Şampiyonaya giden yol

Engelli çocuklarla ilgili atletizm okulu kurulmasını isteyen İlalan, yetkili kişi ve kurumların kayıtsız kalmamasını istedi. Görme engelli çocukların partnerlerle koştuğunu ve burada da devreye maratoncu arkadaşlarının girdiğini anlatan İlalan, çocukların maratonda geçirdiği süreci şöyle anlattı: “İlk koşumuz Cumhuriyet Koşusu’ydu. Fakat çocuklarımıza partner bulma sorunumuz vardı. Çocuklarımızdan birisi velisi ile koştu. Çocuğumuz o kadar zorlandı ki geldiğinde ‘niye bana velimi verdiniz?’ dedi. Çaresizdim. Damla Karaçay, ‘3 kilometreyi değil Eymir Gölü’nün etrafını koşmak istiyorum’ dedi. ‘Yapacağım’ dedi. 10 bin 400 kilometreye Damla’nın partneri oldum. Biz yarışı bitirdik. Üçüncü olduk. Görme engellilere hak tanımadıkları için beni kürsüye çıkardılar. Ben de bütün çocuklarımızı yanıma çağırdım, anlattım. Herkes şaşkınlıkla dinledi. Arkasından Kızılay’da düzenlenen İyilik Koşusu’na katıldık. Çocuklarla Kızılay’da koştuk. Derece yoktu. O zaman arkadaşlarım bana güvenerek partnerlik yapmayı kabul etti. Çocuklara madalyalar verildi. 27 Aralık’ta Büyük Atatürk Koşusu’na katılmak istedik. ‘Bu profesyonel bir yarış’ diyerek 1 km’ye izin verdiler. Ölçüm yapıldı. Çocuklar koştular...

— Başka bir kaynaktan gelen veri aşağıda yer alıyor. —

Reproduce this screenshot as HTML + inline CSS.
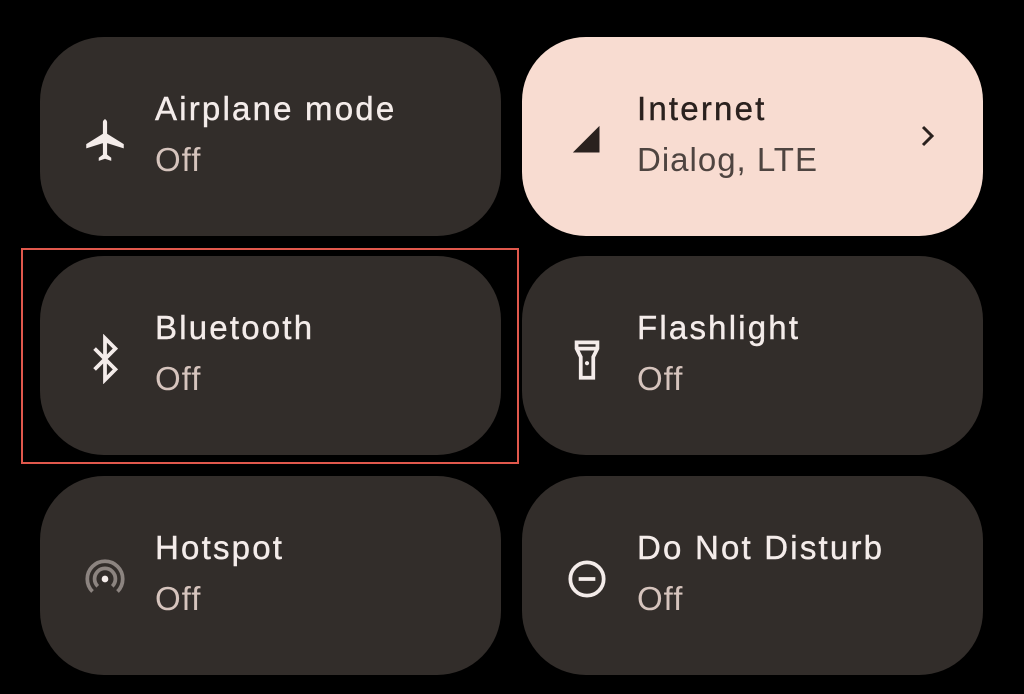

Geçen ay Görme Engelliler Federasyonu’nun yarışlarına katıldı. Çocuklarım birinci, ikinci, üçüncü ve dördüncü oldular.”

*****

Söz, görme engelli koşucularda

Buse Aras: Koşarak kendi duygularımızı yansıtıyoruz. Tüm engelli dostlarımıza ve ailelerine diyorum ki; sizler engelli çocuklarınızı evlere kapatmayınız. Önlerini açın. Siz engelli çocuklarınızı bir şeyleri başarabileceğine inanın. Siz inanmazsanız engellileri inandıramazsınız. İnanalım ki hep birlikte koşar adım yürüyebilelim, hep birlikte başaralım.

Ece Çelebi: Özgüvenim arttı. Koşmak çok güzel bir şey. İleride çok iyi bir koşucu olmak ve madalyalar kazanmak istiyorum. Daha fazla imkân sağlansa bizler daha başka yerlerde olabilirdik. Arkadaşlarımız da nereden nereye geldiğimiz konusunda bizlere imrense de nereden başlayacakları konusunda çekingenler.

Damla Karaçay: El ele tutuşup koşmaya başladık. Bir süre sonra yarışlara katıldık. El ele tutuştuğumuz ablalarım ile bir sürü dereceler yaptık. Mersin’de Türkiye 3’üncüsü oldum. Birisi ile el ele tutuşup koşmak heyecanlandırıyor. Koşarken zaten güzel duygular hissettiriyor, mutlu oluyoruz.